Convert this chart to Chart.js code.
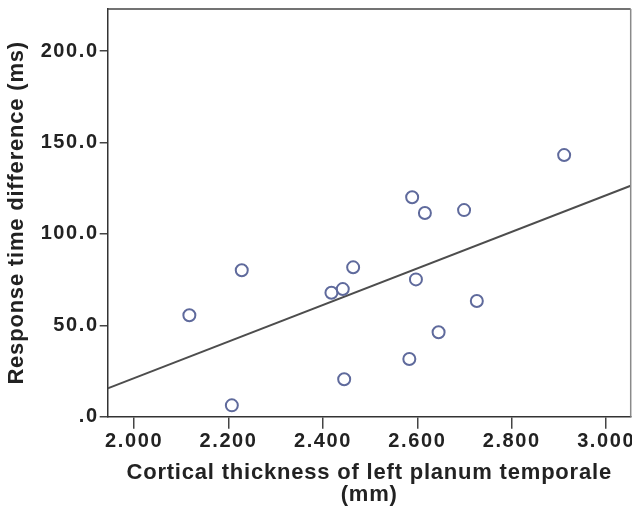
<!DOCTYPE html>
<html>
<head>
<meta charset="utf-8">
<script src="https://cdn.jsdelivr.net/npm/chart.js@4/dist/chart.umd.min.js"></script>
<style>
  html, body { margin: 0; padding: 0; background: #ffffff; }
  #wrap { width: 632px; height: 506px; }
</style>
</head>
<body>
<div id="wrap"><canvas id="c" width="632" height="506"></canvas></div>
<script>
// ---- data ----
const thickness = [2.117, 2.228, 2.207, 2.418, 2.442, 2.464, 2.445, 2.589, 2.616, 2.597, 2.583, 2.645, 2.699, 2.726, 2.911];
const rtDiff    = [55.5, 80.1, 6.2, 67.8, 69.8, 81.7, 20.5, 120.0, 111.4, 75.1, 31.6, 46.2, 113.0, 63.3, 143.1];
const fitSlope = 100.0;
const fitIntercept = -178.9;
const xRange = [1.944, 3.052];
const yRange = [0, 223];
const xTicks = [2.0, 2.2, 2.4, 2.6, 2.8, 3.0];
const xTickLabels = ['2.000', '2.200', '2.400', '2.600', '2.800', '3.000'];
const yTicks = [0, 50, 100, 150, 200];
const yTickLabels = ['.0', '50.0', '100.0', '150.0', '200.0'];
const xTitle = ['Cortical thickness of left planum temporale', '(mm)'];
const yTitle = 'Response time difference (ms)';

const points = thickness.map((x, i) => ({ x: x, y: rtDiff[i] }));
const fitLine = xRange.map(x => ({ x: x, y: fitIntercept + fitSlope * x }));

const FONT = "'Liberation Sans', Arial, sans-serif";
const TICK_SPACING = '1.6px';
const TITLE_SPACING = '0.8px';

const framePlugin = {
  id: 'frame',
  beforeDraw(chart) {
    chart.ctx.letterSpacing = TICK_SPACING;
    Object.values(chart.scales).forEach(s => {
      if (!s._patchedTitle) {
        const orig = s.drawTitle;
        s.drawTitle = function () {
          const ctx = this.ctx;
          const prev = ctx.letterSpacing;
          ctx.letterSpacing = TITLE_SPACING;
          orig.apply(this, arguments);
          ctx.letterSpacing = prev;
        };
        s._patchedTitle = true;
      }
    });
  },
  afterDraw(chart) {
    const { ctx, chartArea: a } = chart;
    ctx.save();
    ctx.lineWidth = 1.5;
    ctx.strokeStyle = '#444444';
    ctx.beginPath();
    ctx.moveTo(a.left, a.top);
    ctx.lineTo(a.right, a.top);
    ctx.stroke();
    ctx.strokeStyle = '#8a8a8a';
    ctx.beginPath();
    ctx.moveTo(a.right, a.top);
    ctx.lineTo(a.right, a.bottom);
    ctx.stroke();
    ctx.restore();
  }
};

new Chart(document.getElementById('c'), {
  type: 'scatter',
  data: {
    datasets: [
      {
        type: 'line',
        data: fitLine,
        borderColor: '#4d4d4d',
        borderWidth: 2,
        pointRadius: 0,
        fill: false,
        order: 2
      },
      {
        data: points,
        pointStyle: 'circle',
        pointRadius: 6,
        pointBorderWidth: 2,
        borderColor: '#5f6a9c',
        backgroundColor: 'rgba(255,255,255,0)',
        order: 1
      }
    ]
  },
  plugins: [framePlugin],
  options: {
    responsive: false,
    animation: false,
    layout: { autoPadding: false, padding: { left: 0, right: 1.3, top: 9, bottom: 0 } },
    plugins: { legend: { display: false }, tooltip: { enabled: false } },
    scales: {
      x: {
        type: 'linear',
        position: 'bottom',
        min: xRange[0],
        max: xRange[1],
        afterBuildTicks: s => { s.ticks = xTicks.map(v => ({ value: v })); },
        afterFit: s => { s.height = 89.3; s.paddingLeft = 0; s.paddingRight = 0; },
        ticks: {
          callback: (v, i) => xTickLabels[i],
          color: '#222222',
          font: { family: FONT, size: 20, weight: 'bold', lineHeight: 1.0 },
          padding: 3,
          maxRotation: 0,
          autoSkip: false
        },
        grid: { drawOnChartArea: false, drawTicks: true, tickLength: 12, color: '#444444', lineWidth: 1.5 },
        border: { display: true, color: '#333333', width: 1.5 },
        title: {
          display: true,
          text: xTitle,
          color: '#222222',
          font: { family: FONT, size: 22, weight: 'bold', lineHeight: 1.0 },
          padding: { top: 0, bottom: 0 }
        }
      },
      y: {
        type: 'linear',
        position: 'left',
        min: yRange[0],
        max: yRange[1],
        afterBuildTicks: s => { s.ticks = yTicks.map(v => ({ value: v })); },
        afterFit: s => { s.width = 107.7; s.paddingTop = 0; s.paddingBottom = 0; },
        ticks: {
          callback: (v, i) => yTickLabels[i],
          color: '#222222',
          font: { family: FONT, size: 20, weight: 'bold', lineHeight: 1.0 },
          padding: 1,
          autoSkip: false
        },
        grid: { drawOnChartArea: false, drawTicks: true, tickLength: 8, color: '#444444', lineWidth: 1.5 },
        border: { display: true, color: '#333333', width: 1.5 },
        title: {
          display: true,
          text: yTitle,
          color: '#222222',
          font: { family: FONT, size: 22, weight: 'bold', lineHeight: 1.0 },
          padding: { top: 6, bottom: 0 }
        }
      }
    }
  }
});
</script>
</body>
</html>
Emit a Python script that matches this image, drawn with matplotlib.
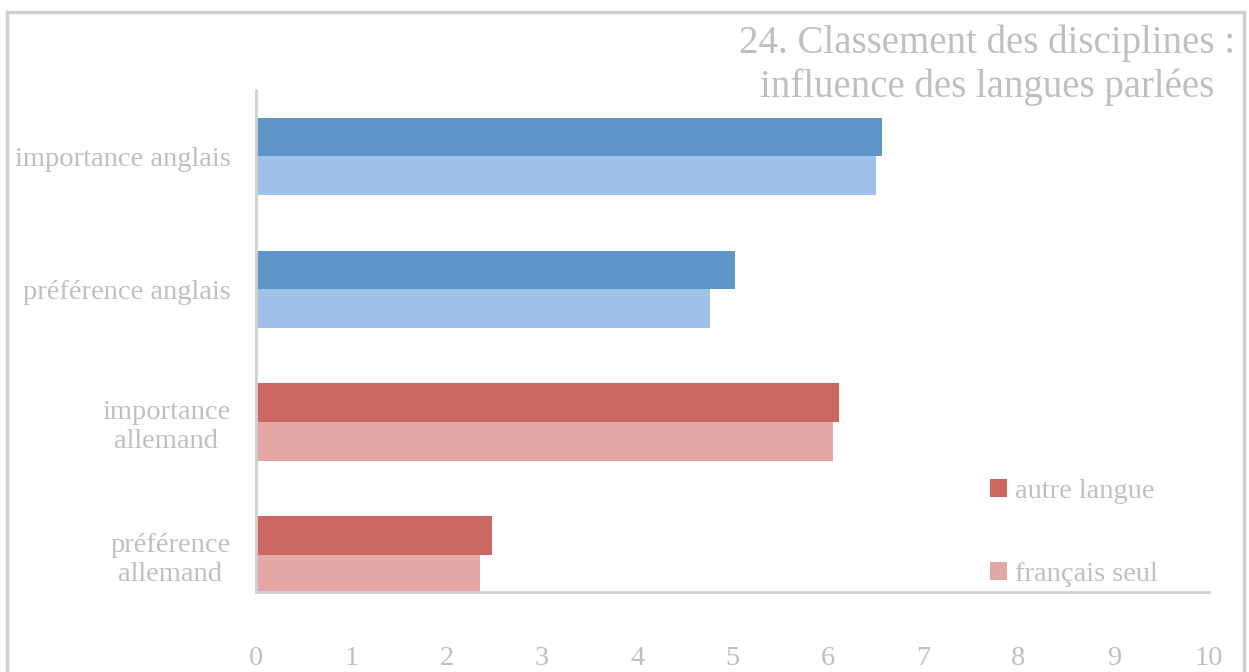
import matplotlib
matplotlib.use("Agg")
import matplotlib.pyplot as plt
from matplotlib.patches import Rectangle
import numpy as np

categories = ["préférence\nallemand", "importance\nallemand", "préférence anglais", "importance anglais"]
autre_langue = [2.48, 6.12, 5.03, 6.57]
francais_seul = [2.35, 6.05, 4.76, 6.51]
xticks = [0, 1, 2, 3, 4, 5, 6, 7, 8, 9, 10]
title = "24. Classement des disciplines :\ninfluence des langues parlées"

dark_colors = ["#cc6660", "#cc6660", "#5f96c8", "#5f96c8"]
light_colors = ["#e3a8a6", "#e3a8a6", "#a0c2e8", "#a0c2e8"]
text_color = "#bfbfbf"
spine_color = "#d0d0d0"

plt.rcParams["font.family"] = ["Liberation Serif", "DejaVu Serif"]

fig = plt.figure(figsize=(12.49, 6.72), dpi=100)
ax = fig.add_axes([256 / 1249, 1 - 592 / 672, 953 / 1249, 502 / 672])

y = np.arange(len(categories))
h = 0.29
bars_autre = ax.barh(y + h / 2, autre_langue, height=h, color=dark_colors, linewidth=0)
bars_fr = ax.barh(y - h / 2, francais_seul, height=h, color=light_colors, linewidth=0)

ax.set_xlim(0, 10)
ax.set_ylim(-0.28, 3.5)
ax.set_xticks(xticks)
ax.set_xticklabels([str(t) for t in xticks])
ax.set_yticks(y)
ax.set_yticklabels(categories, linespacing=1.2)
ax.tick_params(axis="x", length=0, pad=39, labelsize=20.5, labelcolor=text_color)
ax.tick_params(axis="y", length=0, pad=18.5, labelsize=20.5, labelcolor=text_color)
for lbl in ax.get_yticklabels():
    lbl.set_multialignment("center")

for side in ["top", "right"]:
    ax.spines[side].set_visible(False)
for side in ["left", "bottom"]:
    ax.spines[side].set_color(spine_color)
    ax.spines[side].set_linewidth(2)

fig.text(987 / 1249, 1 - 65 / 672, title, ha="center", va="center",
         fontsize=28, color=text_color, linespacing=1.22)

leg = ax.legend([bars_autre[0], bars_fr[0]], ["autre langue", "français seul"],
                loc="center left", bbox_to_anchor=(0.770, 0.118), frameon=False,
                fontsize=20.5, labelcolor=text_color, handlelength=0.6,
                handleheight=0.6, handletextpad=0.3, labelspacing=2.05,
                borderpad=0, borderaxespad=0)

fig.patches.append(Rectangle((7 / 1249, -0.05), 1237 / 1249, 1 - 12 / 672 + 0.05,
                             transform=fig.transFigure, fill=False,
                             edgecolor=spine_color, linewidth=2.5))

fig.savefig("out.png", dpi=100)
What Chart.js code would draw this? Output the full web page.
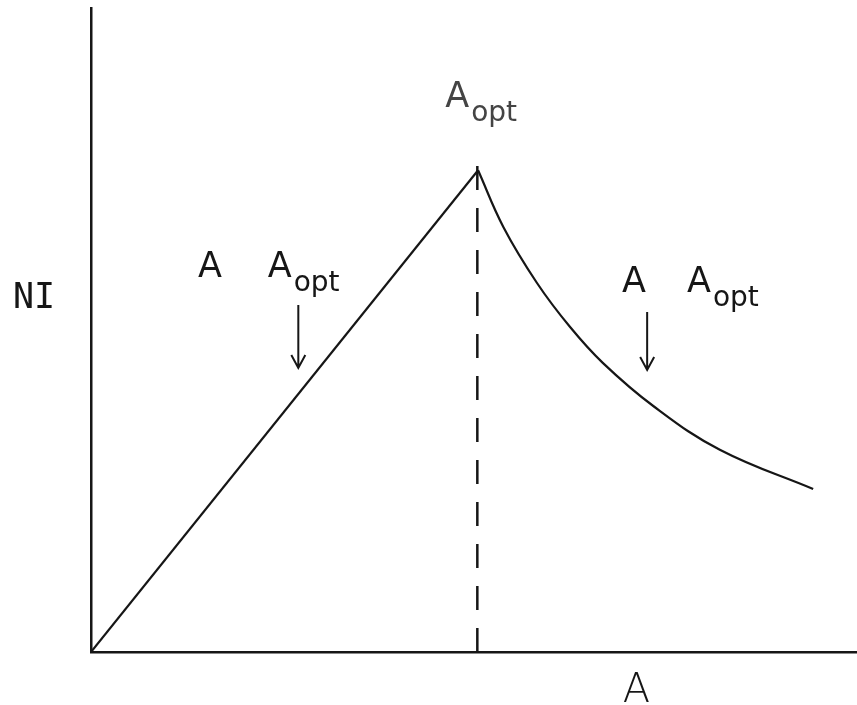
<!DOCTYPE html>
<html>
<head>
<meta charset="utf-8">
<script src="https://cdn.jsdelivr.net/npm/chart.js@4.4.2/dist/chart.umd.min.js"></script>
<style>
  html, body { margin: 0; padding: 0; background: #fff; }
  canvas { display: block; }
</style>
</head>
<body>
<canvas id="chart" width="857" height="705"></canvas>
<script>
// rising branch (A below A_opt)
const riseA = [0, 50.6];
const riseNI = [0, 74.8];
// falling branch (A above A_opt)
const fallA = [50.6, 53.9, 58.3, 62.6, 66.9, 73.5, 82.2, 94.4];
const fallNI = [74.8, 66.0, 57.3, 50.5, 44.9, 38.2, 31.4, 25.3];
// optimum marker
const optA = [50.5, 50.5];
const optNI = [0, 78];

const INK = '#161616';

// text and arrows, placed in data units
const labels = [
  { x: 46.3, y: 84.6, main: 'A', sub: 'opt', color: '#444' },
  { x: 14.0, y: 58.2, main: 'A' },
  { x: 23.1, y: 58.2, main: 'A', sub: 'opt' },
  { x: 69.4, y: 55.9, main: 'A' },
  { x: 77.9, y: 55.9, main: 'A', sub: 'opt' },
  { x: -10.2, y: 53.4, main: 'NI', mono: true },
  { x: 69.5, y: -7.8, main: 'A', size: 40, weight: '300' }
];
const arrows = [
  { x: 27.1, from: 53.9, to: 44.1 },
  { x: 72.7, from: 52.8, to: 43.8 }
];

const annotations = {
  id: 'annotations',
  afterDatasetsDraw(chart) {
    const { ctx, scales: { x, y } } = chart;
    ctx.save();
    ctx.textBaseline = 'alphabetic';
    ctx.textAlign = 'left';
    labels.forEach(l => {
      const px = x.getPixelForValue(l.x);
      const py = y.getPixelForValue(l.y);
      const size = l.size || 35;
      ctx.fillStyle = l.color || INK;
      ctx.font = l.mono
        ? `${size}px "DejaVu Sans Mono"`
        : `${l.weight || 'normal'} ${size}px "DejaVu Sans"`;
      ctx.fillText(l.main, px, py);
      if (l.sub) {
        const w = ctx.measureText(l.main).width;
        ctx.font = `28px "DejaVu Sans"`;
        ctx.fillText(l.sub, px + w + 2, py + 14);
      }
    });
    ctx.strokeStyle = INK;
    ctx.lineWidth = 2;
    arrows.forEach(a => {
      const px = x.getPixelForValue(a.x);
      const top = y.getPixelForValue(a.from);
      const tip = y.getPixelForValue(a.to);
      ctx.beginPath();
      ctx.moveTo(px, top);
      ctx.lineTo(px, tip);
      ctx.moveTo(px - 7, tip - 13);
      ctx.lineTo(px, tip);
      ctx.lineTo(px + 7, tip - 13);
      ctx.stroke();
    });
    ctx.restore();
  }
};

new Chart(document.getElementById('chart'), {
  type: 'scatter',
  data: {
    datasets: [
      {
        data: riseA.map((v, i) => ({ x: v, y: riseNI[i] })),
        showLine: true,
        borderColor: INK,
        borderWidth: 2.2,
        pointRadius: 0
      },
      {
        data: fallA.map((v, i) => ({ x: v, y: fallNI[i] })),
        showLine: true,
        borderColor: INK,
        borderWidth: 2.2,
        pointRadius: 0,
        tension: 0.4
      },
      {
        data: optA.map((v, i) => ({ x: v, y: optNI[i] })),
        showLine: true,
        borderColor: INK,
        borderWidth: 2.5,
        borderDash: [24, 18],
        pointRadius: 0
      }
    ]
  },
  options: {
    responsive: false,
    animation: false,
    layout: {
      padding: { left: 91, top: 8, right: 1, bottom: 53 }
    },
    plugins: {
      legend: { display: false },
      tooltip: { enabled: false }
    },
    scales: {
      x: {
        type: 'linear',
        min: 0,
        max: 100,
        grid: { display: false },
        ticks: { display: false },
        border: { display: true, color: INK, width: 2.5 },
        afterFit: scale => { scale.height = 0; }
      },
      y: {
        type: 'linear',
        min: 0,
        max: 100,
        grid: { display: false },
        ticks: { display: false },
        border: { display: true, color: INK, width: 2.5 },
        afterFit: scale => { scale.width = 0; }
      }
    }
  },
  plugins: [annotations]
});
</script>
</body>
</html>
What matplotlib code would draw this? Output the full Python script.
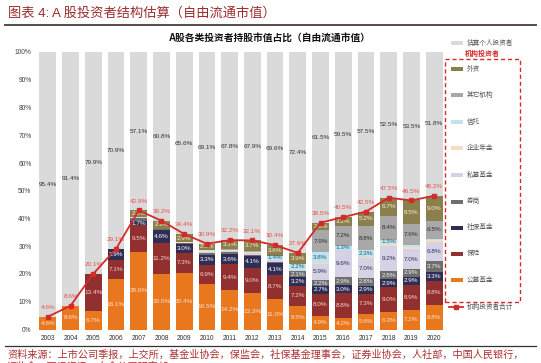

● **Instruction**
Reproduce the data above exactly, but only from the line containing "Emit a Python" through the line containing "import numpy as np"; skip the pictures.

● **Task response**
Emit a Python script that matches this image, drawn with matplotlib.
import matplotlib
matplotlib.use("Agg")
import matplotlib.pyplot as plt
from matplotlib.patches import Rectangle
import numpy as np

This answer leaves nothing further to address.